Tracking and Reporting
Create a lightweight KPI dashboard:
- Total debt
- Weighted average APR
- Projected payoff date
- Utilization ratio
- Emergency fund balance
Update monthly and chart the balances to visualize momentum.
The Debt-Free Lifestyle
As balances drop, keep the behaviors that got you here:
- Continue budgeting, just redirect former payments to investing and sinking funds.
- Spend in line with your values—prioritize experiences and goals you truly care about.
- Rebuild credit mindfully; pay statements in full each month.
Common Mistakes to Avoid
- Skipping minimum payments
- Closing long-standing credit lines
- Financing depreciating assets at high rates
- Extending loan terms excessively just to lower the payment
- Not reading the fine print on balance transfers and consolidation loans
Action Plan and Timeline
This week
- Build your debt inventory and budget.
- Choose snowball, avalanche, or hybrid.
- Set auto-pay for every minimum.
This month
- Make your first extra principal payment.
- Call to negotiate APR reductions or request hardship programs.
- Start a starter emergency fund.
This quarter
- Evaluate consolidation options if they reduce cost and simplify without prolonging debt.
- Track your KPI dashboard and adjust.
This year
- Eliminate high-APR cards, then personal loans.
- Reassess insurance, taxes, and career income strategies.
Frequently Asked Questions
What’s the fastest way to pay off high-interest credit card debt?
Mathematically, the avalanche method—targeting the highest APR first—saves the most interest and often shortens payoff time. Combine it with rate negotiations and, if eligible, a well-structured balance transfer you can finish within the promo period.
Is debt consolidation always a good idea?
No. It’s helpful only if the new APR and total cost are lower, the payment is affordable, and you won’t run balances back up. Otherwise, consolidation can extend terms and increase total interest.
How big should my emergency fund be while paying off debt?
Aim for a one-month starter fund to prevent new debt during setbacks. After high-APR debt is gone, build toward three to six months of essential expenses.
Will closing credit cards raise my score?
Usually not. Closing cards can raise utilization and reduce average age of accounts, which may lower your score. Consider keeping old accounts open and unused.
Should I pay debt or invest first?
High-APR consumer debt (e.g., 20%+ cards) usually beats expected market returns; paying it off is the better guaranteed “return.” Continue any employer match contributions so you don’t leave free money on the table.
What’s the difference between a DMP and settlement?
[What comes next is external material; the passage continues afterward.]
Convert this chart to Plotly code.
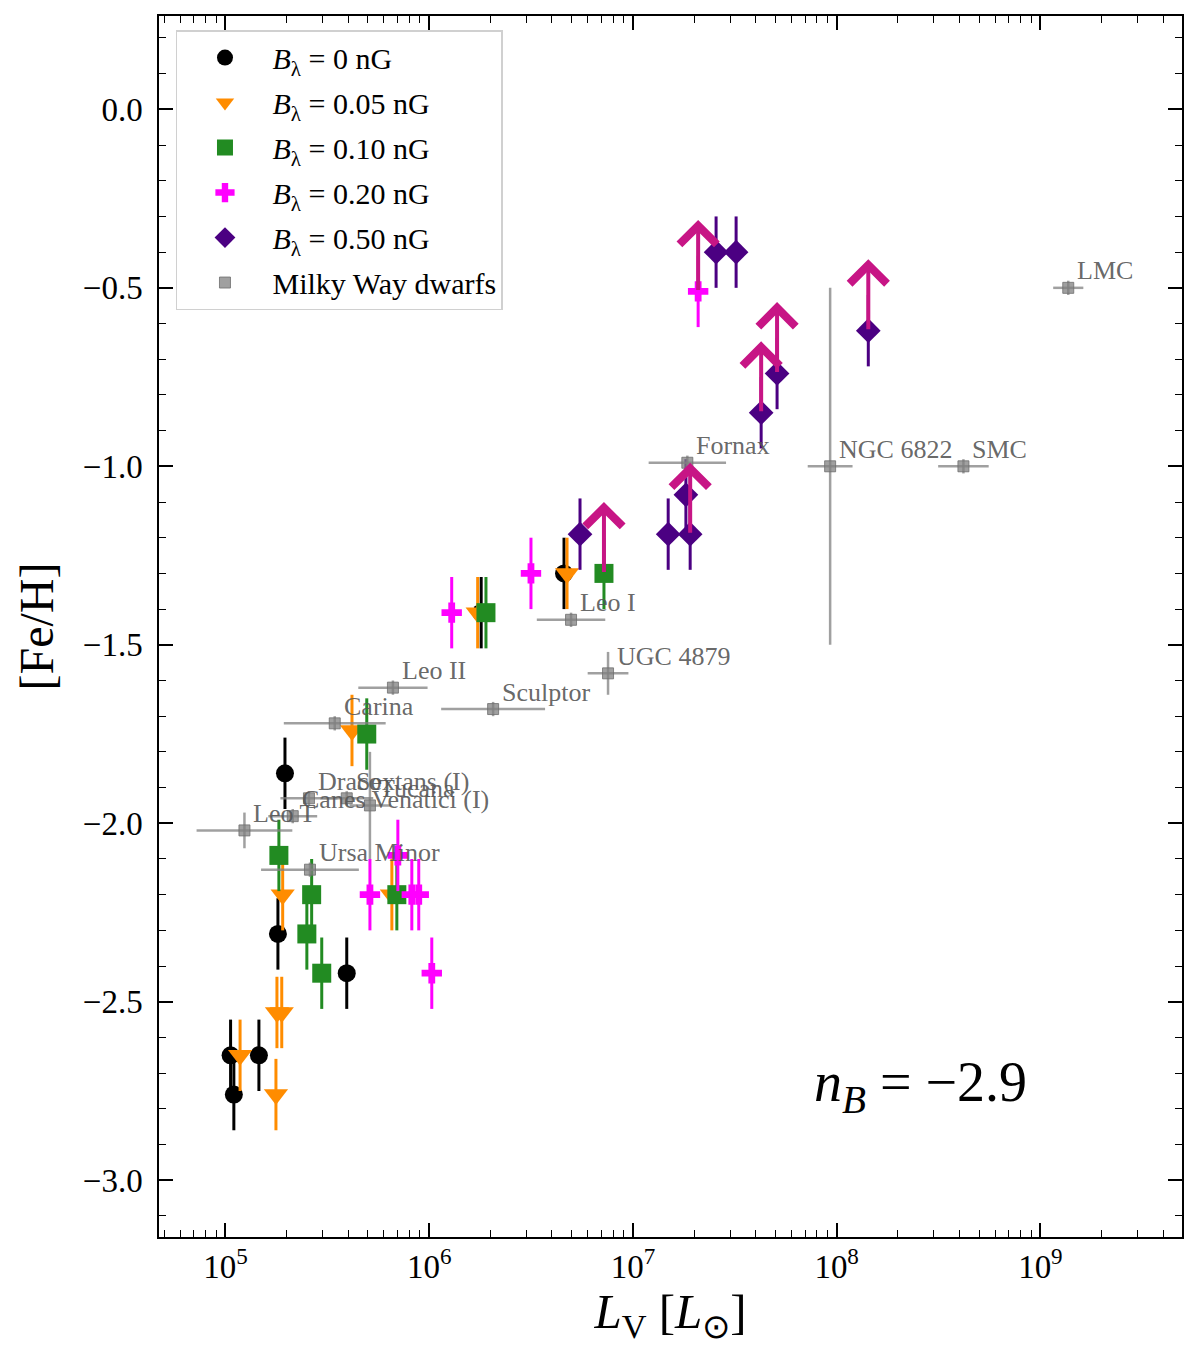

A Debt Management Plan keeps you repaying in full but often at reduced interest, coordinated by a nonprofit counselor. Settlement tries to resolve for less than owed, typically after delinquency, with larger credit and tax consequences.
Conclusion
The Debt Management Guide you’ve just followed gives you a clear, practical path: understand your numbers, pick a payoff strategy that fits your behavior, automate the plan, and protect your progress. With a realistic budget, a small emergency buffer, and consistent extra payments focused on your priority balance, you can reduce interest costs, improve your credit profile, and move toward a life with options. Start with one action today—build your inventory, make the first extra payment, or schedule the call to lower your APR. Then repeat. Consistency, not perfection, is what pays off debt.